**Exercise task**: From the first line of the data down to and including the line with "from matplotlib.lines import Line2D", copy everything exactly, leaving out pictures.

**Given information**:

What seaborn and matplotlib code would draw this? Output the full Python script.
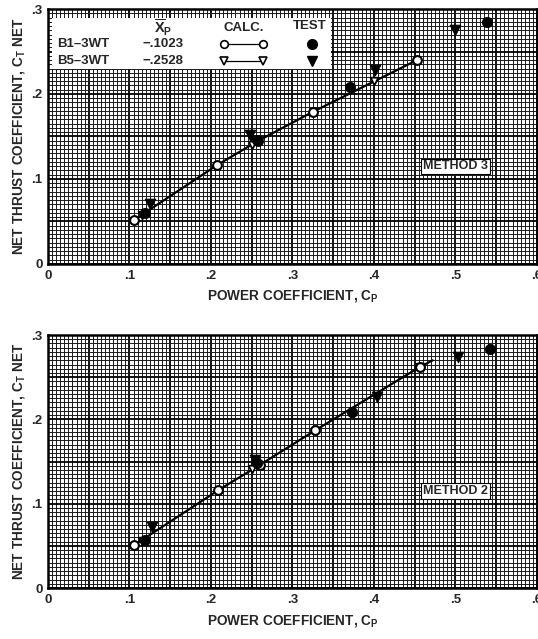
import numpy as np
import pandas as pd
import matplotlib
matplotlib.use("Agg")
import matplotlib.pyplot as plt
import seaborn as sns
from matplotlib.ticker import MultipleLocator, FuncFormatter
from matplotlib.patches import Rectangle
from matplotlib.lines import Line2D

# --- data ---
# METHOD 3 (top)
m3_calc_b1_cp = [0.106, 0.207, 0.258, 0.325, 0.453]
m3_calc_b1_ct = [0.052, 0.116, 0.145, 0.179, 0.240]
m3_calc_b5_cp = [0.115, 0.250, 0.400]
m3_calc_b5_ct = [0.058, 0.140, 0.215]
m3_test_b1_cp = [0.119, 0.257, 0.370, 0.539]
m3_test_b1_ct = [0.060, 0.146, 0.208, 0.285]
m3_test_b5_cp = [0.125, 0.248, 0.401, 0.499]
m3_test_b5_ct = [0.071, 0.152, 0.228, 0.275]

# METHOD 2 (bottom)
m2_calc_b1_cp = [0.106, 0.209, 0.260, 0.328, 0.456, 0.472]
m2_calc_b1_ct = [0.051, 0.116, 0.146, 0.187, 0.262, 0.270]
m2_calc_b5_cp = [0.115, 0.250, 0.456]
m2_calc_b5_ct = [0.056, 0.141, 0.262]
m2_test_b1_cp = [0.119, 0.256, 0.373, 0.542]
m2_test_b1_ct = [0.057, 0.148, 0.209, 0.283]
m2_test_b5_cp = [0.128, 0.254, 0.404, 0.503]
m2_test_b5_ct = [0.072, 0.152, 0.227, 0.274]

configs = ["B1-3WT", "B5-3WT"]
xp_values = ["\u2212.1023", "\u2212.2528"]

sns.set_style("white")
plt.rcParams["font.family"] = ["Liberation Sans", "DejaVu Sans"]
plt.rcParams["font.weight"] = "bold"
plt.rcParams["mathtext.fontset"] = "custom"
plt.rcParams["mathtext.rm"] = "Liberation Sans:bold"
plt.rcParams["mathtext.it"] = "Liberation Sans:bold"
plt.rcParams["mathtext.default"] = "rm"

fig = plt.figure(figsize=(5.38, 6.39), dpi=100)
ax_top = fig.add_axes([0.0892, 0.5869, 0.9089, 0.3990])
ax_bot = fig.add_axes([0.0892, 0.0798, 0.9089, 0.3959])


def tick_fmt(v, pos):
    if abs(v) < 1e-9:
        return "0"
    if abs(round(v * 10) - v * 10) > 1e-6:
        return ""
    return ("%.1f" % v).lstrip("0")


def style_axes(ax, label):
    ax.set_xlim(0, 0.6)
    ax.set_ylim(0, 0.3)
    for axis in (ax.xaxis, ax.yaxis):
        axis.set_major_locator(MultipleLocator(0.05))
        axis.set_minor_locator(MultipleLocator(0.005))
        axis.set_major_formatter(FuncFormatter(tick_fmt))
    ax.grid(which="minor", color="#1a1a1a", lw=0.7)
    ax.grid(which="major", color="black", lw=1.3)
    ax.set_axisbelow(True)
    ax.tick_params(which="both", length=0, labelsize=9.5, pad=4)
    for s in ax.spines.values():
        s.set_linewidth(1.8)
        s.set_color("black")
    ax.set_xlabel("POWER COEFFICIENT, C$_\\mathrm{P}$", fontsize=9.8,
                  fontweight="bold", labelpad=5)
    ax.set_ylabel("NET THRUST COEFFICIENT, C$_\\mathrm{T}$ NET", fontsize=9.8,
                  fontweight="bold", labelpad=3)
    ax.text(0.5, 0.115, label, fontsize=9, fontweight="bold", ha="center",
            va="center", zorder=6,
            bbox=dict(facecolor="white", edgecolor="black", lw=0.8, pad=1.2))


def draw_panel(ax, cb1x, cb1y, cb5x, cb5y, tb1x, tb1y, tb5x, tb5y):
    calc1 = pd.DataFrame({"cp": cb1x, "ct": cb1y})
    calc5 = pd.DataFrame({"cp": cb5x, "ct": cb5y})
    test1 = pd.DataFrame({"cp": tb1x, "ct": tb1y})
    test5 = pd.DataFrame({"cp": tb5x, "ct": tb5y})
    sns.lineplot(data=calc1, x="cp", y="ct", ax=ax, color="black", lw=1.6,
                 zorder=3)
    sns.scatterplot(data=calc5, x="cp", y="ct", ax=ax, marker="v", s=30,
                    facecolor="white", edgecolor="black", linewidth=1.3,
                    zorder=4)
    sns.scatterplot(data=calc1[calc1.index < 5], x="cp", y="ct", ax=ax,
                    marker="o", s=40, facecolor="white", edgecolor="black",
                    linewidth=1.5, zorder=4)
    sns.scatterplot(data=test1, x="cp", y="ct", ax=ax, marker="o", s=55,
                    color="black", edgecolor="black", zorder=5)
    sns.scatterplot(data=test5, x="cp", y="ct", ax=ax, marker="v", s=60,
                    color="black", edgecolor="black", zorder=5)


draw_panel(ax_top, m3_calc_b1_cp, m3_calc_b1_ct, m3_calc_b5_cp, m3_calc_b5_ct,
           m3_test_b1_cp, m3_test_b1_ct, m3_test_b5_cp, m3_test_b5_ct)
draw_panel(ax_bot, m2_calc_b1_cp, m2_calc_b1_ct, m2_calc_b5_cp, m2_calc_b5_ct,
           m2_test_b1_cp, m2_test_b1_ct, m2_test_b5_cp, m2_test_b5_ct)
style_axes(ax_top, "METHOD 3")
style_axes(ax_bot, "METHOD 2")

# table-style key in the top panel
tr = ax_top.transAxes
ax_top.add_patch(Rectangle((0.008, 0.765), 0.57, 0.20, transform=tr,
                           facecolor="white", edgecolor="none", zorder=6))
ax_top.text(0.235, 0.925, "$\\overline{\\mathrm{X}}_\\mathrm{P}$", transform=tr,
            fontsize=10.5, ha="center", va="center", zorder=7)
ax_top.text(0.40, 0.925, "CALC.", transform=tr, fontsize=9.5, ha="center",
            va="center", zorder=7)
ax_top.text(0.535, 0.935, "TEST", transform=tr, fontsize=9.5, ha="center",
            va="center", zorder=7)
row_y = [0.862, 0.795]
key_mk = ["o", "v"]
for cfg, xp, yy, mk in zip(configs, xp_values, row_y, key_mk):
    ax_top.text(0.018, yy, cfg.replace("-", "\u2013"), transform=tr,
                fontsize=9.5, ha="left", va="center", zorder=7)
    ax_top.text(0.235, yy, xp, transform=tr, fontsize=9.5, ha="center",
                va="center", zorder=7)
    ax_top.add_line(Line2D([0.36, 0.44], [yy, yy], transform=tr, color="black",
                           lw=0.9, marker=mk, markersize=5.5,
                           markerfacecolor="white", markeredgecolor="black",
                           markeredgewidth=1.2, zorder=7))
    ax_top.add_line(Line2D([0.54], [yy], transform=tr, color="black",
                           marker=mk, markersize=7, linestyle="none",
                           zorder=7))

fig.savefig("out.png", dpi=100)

**Task solution**:
What seaborn and matplotlib code would draw this? Output the full Python script.
import numpy as np
import pandas as pd
import matplotlib
matplotlib.use("Agg")
import matplotlib.pyplot as plt
import seaborn as sns
from matplotlib.ticker import MultipleLocator, FuncFormatter
from matplotlib.patches import Rectangle
from matplotlib.lines import Line2D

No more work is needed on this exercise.